We arrived late in the afternoon and found we had the place to ourselves, so we set up camp and settled in around the campfire for the evening. The next morning was relaxed and we just hung around cooking and visiting. Later on, an afternoon thunderstorm rolled through, so we retreated to our tents until it passed and the sun came out again.

As everyone was sitting around visiting, I had the urge to get away and follow the trail out into the woods. I was hiking alone... completely sober, not stoned, not drinking. The trail leaving the campground meanders east, uphill through aspen, pine and spruce forests. There was a cool freshness to the air, and I was just walking along enjoying the scenery and the smells and sounds of the forest. 

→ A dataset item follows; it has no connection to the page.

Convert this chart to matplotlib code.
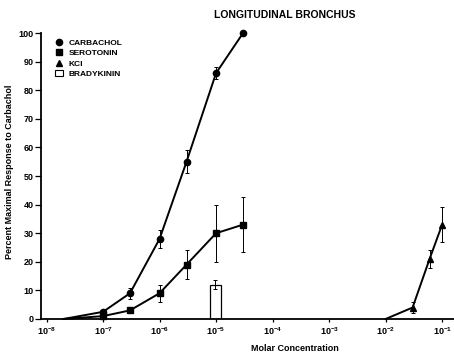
#!/usr/bin/env python3
"""Longitudinal bronchus dose-response curves"""

import matplotlib.pyplot as plt
from matplotlib.lines import Line2D
from matplotlib.patches import Rectangle
import numpy as np

plt.rcParams['font.family'] = ['Liberation Sans Narrow', 'Liberation Sans', 'DejaVu Sans']
plt.rcParams['font.weight'] = 'bold'
plt.rcParams['mathtext.fontset'] = 'custom'
plt.rcParams['mathtext.rm'] = 'Liberation Sans:bold'
plt.rcParams['mathtext.it'] = 'Liberation Sans:bold'

# Data (first point of each curve is the zero start, drawn without marker)
carb_x = [2e-8, 1e-7, 3e-7, 1e-6, 3e-6, 1e-5, 3e-5]
carb_y = [0, 2.5, 9, 28, 55, 86, 100]
carb_err = [0, 0.8, 2, 3, 4, 2, 0]

sero_x = [2e-8, 1e-7, 3e-7, 1e-6, 3e-6, 1e-5, 3e-5]
sero_y = [0, 1, 3, 9, 19, 30, 33]
sero_err = [0, 0.5, 1, 3, 5, 10, 9.5]

kcl_x = [1e-2, 3e-2, 6e-2, 1e-1]
kcl_y = [0, 4, 21, 33]
kcl_err = [0, 2, 3, 6]

brady_x = 1e-5
brady_y = 12
brady_err = 1.5

fig = plt.figure(figsize=(4.54, 3.56), dpi=100)
ax = fig.add_axes([0.090, 0.104, 0.91, 0.803])

lw = 1.4
for xs, ys, es, mk in [(carb_x, carb_y, carb_err, 'o'),
                       (sero_x, sero_y, sero_err, 's'),
                       (kcl_x, kcl_y, kcl_err, '^')]:
    ax.plot(xs, ys, color='black', lw=lw, marker=mk, markersize=4.5,
            markevery=list(range(1, len(xs))), clip_on=False, zorder=3)
    ax.errorbar(xs[1:], ys[1:], yerr=es[1:], fmt='none', ecolor='black',
                elinewidth=0.7, capsize=1.5, capthick=0.7, zorder=2)

# bradykinin open bar
lo, hi = brady_x * 10 ** -0.11, brady_x * 10 ** 0.09
ax.bar(lo, brady_y, width=hi - lo, align='edge', facecolor='white',
       edgecolor='black', linewidth=0.9, zorder=2)
ax.errorbar([brady_x * 10 ** -0.01], [brady_y], yerr=brady_err, fmt='none',
            ecolor='black', elinewidth=0.7, capsize=1.5, capthick=0.7, zorder=3)

ax.set_xscale('log')
ax.set_xlim(10 ** -8.1, 10 ** -0.79)
ax.set_ylim(0, 100)
ax.set_yticks(np.arange(0, 101, 10))
ax.set_xticks([10.0 ** k for k in range(-8, 0)])
ax.set_xticklabels([r'$10^{-%d}$' % k for k in range(8, 0, -1)])
ax.xaxis.set_minor_locator(plt.NullLocator())
ax.tick_params(axis='both', labelsize=6.5, width=0.9)
ax.tick_params(axis='y', length=4, pad=1)
ax.tick_params(axis='x', length=2.5, pad=2)

for s in ['top', 'right']:
    ax.spines[s].set_visible(False)
ax.spines['left'].set_linewidth(1.3)
ax.spines['bottom'].set_linewidth(1.3)

handles = [
    Line2D([], [], color='black', marker='o', ls='none', markersize=4.5),
    Line2D([], [], color='black', marker='s', ls='none', markersize=4.5),
    Line2D([], [], color='black', marker='^', ls='none', markersize=4.5),
    Rectangle((0, 0), 1, 1, facecolor='white', edgecolor='black', lw=0.8),
]
labels = ['CARBACHOL', 'SEROTONIN', 'KCl', 'BRADYKININ']
ax.legend(handles, labels, loc='upper left', bbox_to_anchor=(0.02, 1.0),
          frameon=False, fontsize=6, handlelength=1.0, handletextpad=0.6,
          labelspacing=0.32, borderpad=0.2)

fig.text(0.628, 0.958, 'LONGITUDINAL BRONCHUS', ha='center', va='center',
         fontsize=7.5, fontweight='bold')
fig.text(0.650, 0.022, 'Molar Concentration', ha='center', va='center',
         fontsize=6.5, fontweight='bold')
fig.text(0.020, 0.517, 'Percent Maximal Response to Carbachol', ha='center',
         va='center', rotation=90, fontsize=6.5, fontweight='bold')

plt.savefig('out.png', dpi=100, facecolor='white')
plt.close()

When I got about a half mile from camp, I noticed things began to become different. It suddenly got very quiet, the lighting seemed to change, the surroundings became a bit fuzzy, and the shadows became starker. There was an eery stillness, and I began to feel like I was being watched and lured farther down the trail... enchanted, or sort of like being in a trance. 

In a moment, the hair on the back of my neck stood up, I felt a shiver, followed by a sense of urgency and a voice telling me to turn around immediately and go back. As I was walking back to the campsite, the breeze returned, I could hear birds again, and things returned to normal. I didn't think too much of the experience at the time. I just chalked it all up to the fact that maybe my head was playing tricks on me, and it was getting late in the afternoon so I needed to get back to the campground. I wasn't afraid. I had been on solo trips before and had gone through survival training in Wyoming a few years earlier, and I simply forgot about the whole thing, returned to my friends at camp and had a good time.

But now, years later as I think back, and after hearing and researching stories of missing people, Sasquatch, portals, and other unexplained wilderness phenomena, I believe I was walking into a trap of some sort. I've since discovered that others have disappeared in that same general area, in the wilderness outside Santa Fe.

Are there parallel dimensions and some actual truth to the old forest fairy tales we hear as children? I only know that I will probably never go hiking alone in the woods again.